Sentimen
Undefined (0%)
24 Jul 2025 : 14.35
Informasi Tambahan

Kab/Kota: Bekasi, Boyolali, Cikarang, Karawang

Tokoh Terkait

Ikhtiar Wujudkan Anak Bahagia

24 Jul 2025 : 14.35 Views 28

Espos.id Espos.id Jenis Media: Kolom

Ikhtiar Wujudkan Anak Bahagia

Niente senza gioia (tiada hari tanpa kegembiraan). Begitulah bunyi moto salah satu sekolah usia dini di Reggio Emilia, Italia, yang metode belajarnya telah diadopsi oleh banyak negara di penjuru dunia. 

Loris Malaguzzi selaku pendiri sekolah ini percaya bahwa anak-anak mengharapkan dari orang dewasa kemampuan untuk menciptakan kegembiraan. Mengapa anak harus bahagia? Cerita singkat Michael Jackson alias Jacko (29 Agustus 1958—25 Juni 2009) bisa menjadi renungan bersama. 

Siapa sangka di balik kegemilangan sang top superstar tersimpan luka batin masa kecil yang kelam. Joseph Jackson—sang ayah—sering kali melayangkan tamparan dan cambukan ketika latihan. Sang ayah kerap memakai topeng monster untuk menakut-nakuti Jacko agar tidak lupa menutup jendela kamar ketika malam. 

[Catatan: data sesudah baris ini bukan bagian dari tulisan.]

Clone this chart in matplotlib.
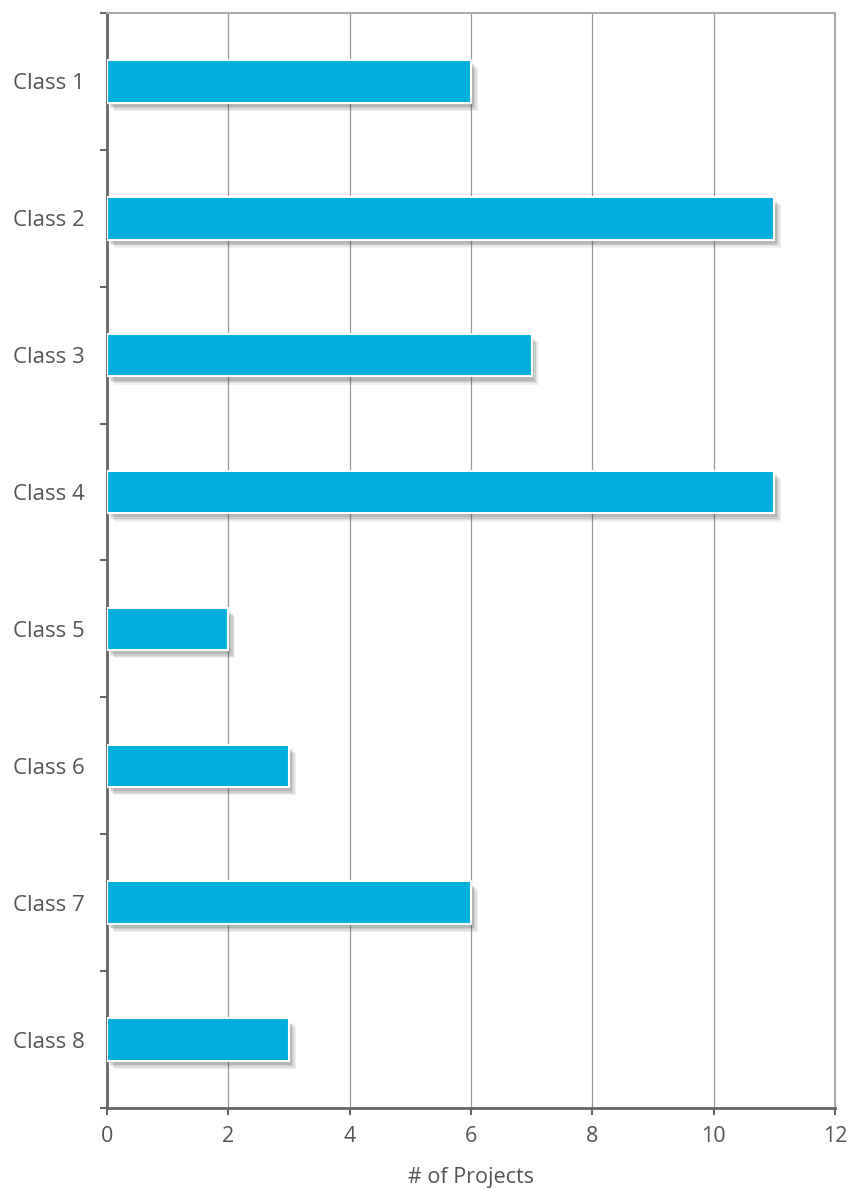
import numpy as np
import matplotlib
matplotlib.use('Agg')
import matplotlib.pyplot as plt
import matplotlib.patheffects as pe

# data
classes = ['Class 1', 'Class 2', 'Class 3', 'Class 4',
           'Class 5', 'Class 6', 'Class 7', 'Class 8']
projects = [6, 11, 7, 11, 2, 3, 6, 3]
xticks = [0, 2, 4, 6, 8, 10, 12]

plt.rcParams['font.family'] = ['Open Sans', 'DejaVu Sans']

fig = plt.figure(figsize=(8.52, 11.90), dpi=100)
ax = fig.add_axes([0.1256, 0.0689, 0.8544, 0.9202])

pos = np.arange(len(classes))
bars = ax.barh(pos, projects, height=0.31, color='#00AEDD',
               edgecolor='white', linewidth=1.5, zorder=3)
# soft shadow: a few stacked offsets with low alpha
shadow = []
for dx, dy, a in [(5, -6, 0.08), (4, -5, 0.1), (3, -4, 0.12), (2, -3, 0.15)]:
    shadow.append(pe.SimplePatchShadow(offset=(dx, dy), shadow_rgbFace='#444444', alpha=a))
for b in bars:
    b.set_path_effects(shadow + [pe.Normal()])

ax.set_ylim(len(classes) - 0.5, -0.5)
ax.set_xlim(0, 12)
ax.set_xticks(xticks)
ax.set_yticks(pos)
ax.set_yticklabels(classes)
ax.set_yticks(np.arange(-0.5, len(classes)), minor=True)

ax.grid(axis='x', color='#999999', linewidth=0.9, zorder=0)
ax.set_axisbelow(True)

for s in ['top', 'right']:
    ax.spines[s].set_color('#AAAAAA')
    ax.spines[s].set_linewidth(1.5)
for s in ['left', 'bottom']:
    ax.spines[s].set_color('#666666')
    ax.spines[s].set_linewidth(2)

ax.tick_params(axis='y', which='major', length=0, pad=16, labelsize=16, labelcolor='#555555')
ax.tick_params(axis='y', which='minor', length=5, width=1.5, color='#666666')
ax.tick_params(axis='x', which='major', length=5, width=1.5, color='#666666',
               labelsize=15.5, labelcolor='#555555', pad=8)

ax.set_xlabel('# of Projects', fontsize=15.5, color='#555555', labelpad=14)

fig.savefig('out.png', dpi=100)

Dalam wawancara dengan Oprah Winfrey, Jacko mengatakan dia tidak memiliki masa kecil yang normal, adakalanya dia ingin bermain seperti anak pada umumnya. Aksinya yang aneh, menyimpang, dan kontroversial merupakan buah dari kisah masa kecil yang menyeramkan.

Pada akhir hayat, Jacko lebih memilih Bubbles—simpanse kesayangannya—dalam daftar ahli waris dibandingkan ayahnya. Anak tak pernah meminta dilahirkan, tapi mereka tak punya kuasa menolak, hanya jeritan dan tangisan sebagai simbol awal kekuatan. 

Mereka hanya bisa diam dan pasrah menerima berbagai bentuk perlakuan. Mereka kerap dimanifestasikan sebagai makhluk paling lemah, tanpa daya dan kemampuan. Ada banyak dimensi dalam diri anak yang belum mampu diterjemahkan 

Orang dewasa tetap merasa perkasa dan paling kuasa. Dengan segala kompleksitas, anak-anak memang cenderung mempraktikkan tindakan beragam yang dapat memantik emosi orang tua. Satu hal yang pasti, setiap anak ingin bahagia. 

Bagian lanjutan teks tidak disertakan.